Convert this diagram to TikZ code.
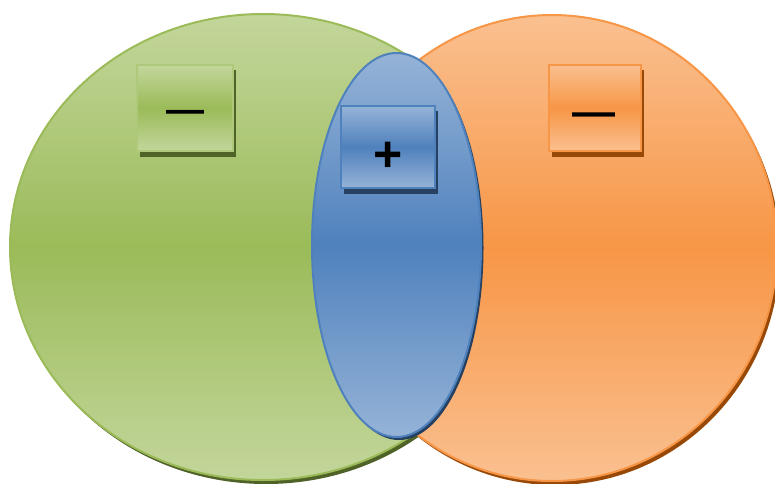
\documentclass[tikz,border=0pt]{standalone}
\usepackage{fontspec}
\setmainfont{Liberation Sans}
\definecolor{gLight}{HTML}{C3D69B}
\definecolor{gMid}{HTML}{9BBB59}
\definecolor{gDark}{HTML}{4F6228}
\definecolor{oLight}{HTML}{FAC090}
\definecolor{oMid}{HTML}{F79646}
\definecolor{oDark}{HTML}{984807}
\definecolor{bLight}{HTML}{95B3D7}
\definecolor{bMid}{HTML}{4F81BD}
\definecolor{bDark}{HTML}{254061}
\tikzset{
  gfill/.style={top color=gLight, bottom color=gLight, middle color=gMid, draw=gMid, line width=2pt},
  ofill/.style={top color=oLight, bottom color=oLight, middle color=oMid, draw=oMid, line width=2pt},
  bfill/.style={top color=bLight, bottom color=bLight, middle color=bMid, draw=bMid, line width=2pt},
  sign/.style={inner sep=0pt, anchor=base, text=black},
}
\begin{document}
\begin{tikzpicture}[x=1pt,y=-1pt]
\useasboundingbox (0,0) rectangle (775,483);
% green
\fill[gDark] (266,251) ellipse [x radius=253, y radius=233];
\shade[gfill] (263,247) ellipse [x radius=253, y radius=233];
% orange
\fill[oDark] (555,252) ellipse [x radius=225, y radius=233];
\shade[ofill] (552,248) ellipse [x radius=225, y radius=233];
% blue
\fill[bDark] (399,248) ellipse [x radius=84.5, y radius=192];
\shade[bfill] (396.5,245) ellipse [x radius=84.5, y radius=192];
% boxes
\fill[gDark] (140,70) rectangle (236,157);
\shade[gfill, draw=gMid!80!white, line width=2.5pt] (137,65) rectangle (233,151);
\node[sign, font=\bfseries\fontsize{38}{38}\selectfont] (gm) at (185,122) {—};
\fill[oDark] (552,70) rectangle (644,157);
\shade[ofill, line width=2.5pt] (549,65) rectangle (641,151);
\node[sign, font=\bfseries\fontsize{43}{43}\selectfont] (om) at (594,126) {—};
\fill[bDark] (344,111) rectangle (438,194);
\shade[bfill, line width=2.5pt] (341,106) rectangle (435,188);
\node[sign, font=\bfseries\fontsize{50}{50}\selectfont] (bp) at (388,171) {+};
\end{tikzpicture}
\end{document}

--*--

What this task involves
Transcribe the full listing above exactly, with the images removed.

Finished answer
Convert this diagram to TikZ code.
\documentclass[tikz,border=0pt]{standalone}
\usepackage{fontspec}
\setmainfont{Liberation Sans}
\definecolor{gLight}{HTML}{C3D69B}
\definecolor{gMid}{HTML}{9BBB59}
\definecolor{gDark}{HTML}{4F6228}
\definecolor{oLight}{HTML}{FAC090}
\definecolor{oMid}{HTML}{F79646}
\definecolor{oDark}{HTML}{984807}
\definecolor{bLight}{HTML}{95B3D7}
\definecolor{bMid}{HTML}{4F81BD}
\definecolor{bDark}{HTML}{254061}
\tikzset{
  gfill/.style={top color=gLight, bottom color=gLight, middle color=gMid, draw=gMid, line width=2pt},
  ofill/.style={top color=oLight, bottom color=oLight, middle color=oMid, draw=oMid, line width=2pt},
  bfill/.style={top color=bLight, bottom color=bLight, middle color=bMid, draw=bMid, line width=2pt},
  sign/.style={inner sep=0pt, anchor=base, text=black},
}
\begin{document}
\begin{tikzpicture}[x=1pt,y=-1pt]
\useasboundingbox (0,0) rectangle (775,483);
% green
\fill[gDark] (266,251) ellipse [x radius=253, y radius=233];
\shade[gfill] (263,247) ellipse [x radius=253, y radius=233];
% orange
\fill[oDark] (555,252) ellipse [x radius=225, y radius=233];
\shade[ofill] (552,248) ellipse [x radius=225, y radius=233];
% blue
\fill[bDark] (399,248) ellipse [x radius=84.5, y radius=192];
\shade[bfill] (396.5,245) ellipse [x radius=84.5, y radius=192];
% boxes
\fill[gDark] (140,70) rectangle (236,157);
\shade[gfill, draw=gMid!80!white, line width=2.5pt] (137,65) rectangle (233,151);
\node[sign, font=\bfseries\fontsize{38}{38}\selectfont] (gm) at (185,122) {—};
\fill[oDark] (552,70) rectangle (644,157);
\shade[ofill, line width=2.5pt] (549,65) rectangle (641,151);
\node[sign, font=\bfseries\fontsize{43}{43}\selectfont] (om) at (594,126) {—};
\fill[bDark] (344,111) rectangle (438,194);
\shade[bfill, line width=2.5pt] (341,106) rectangle (435,188);
\node[sign, font=\bfseries\fontsize{50}{50}\selectfont] (bp) at (388,171) {+};
\end{tikzpicture}
\end{document}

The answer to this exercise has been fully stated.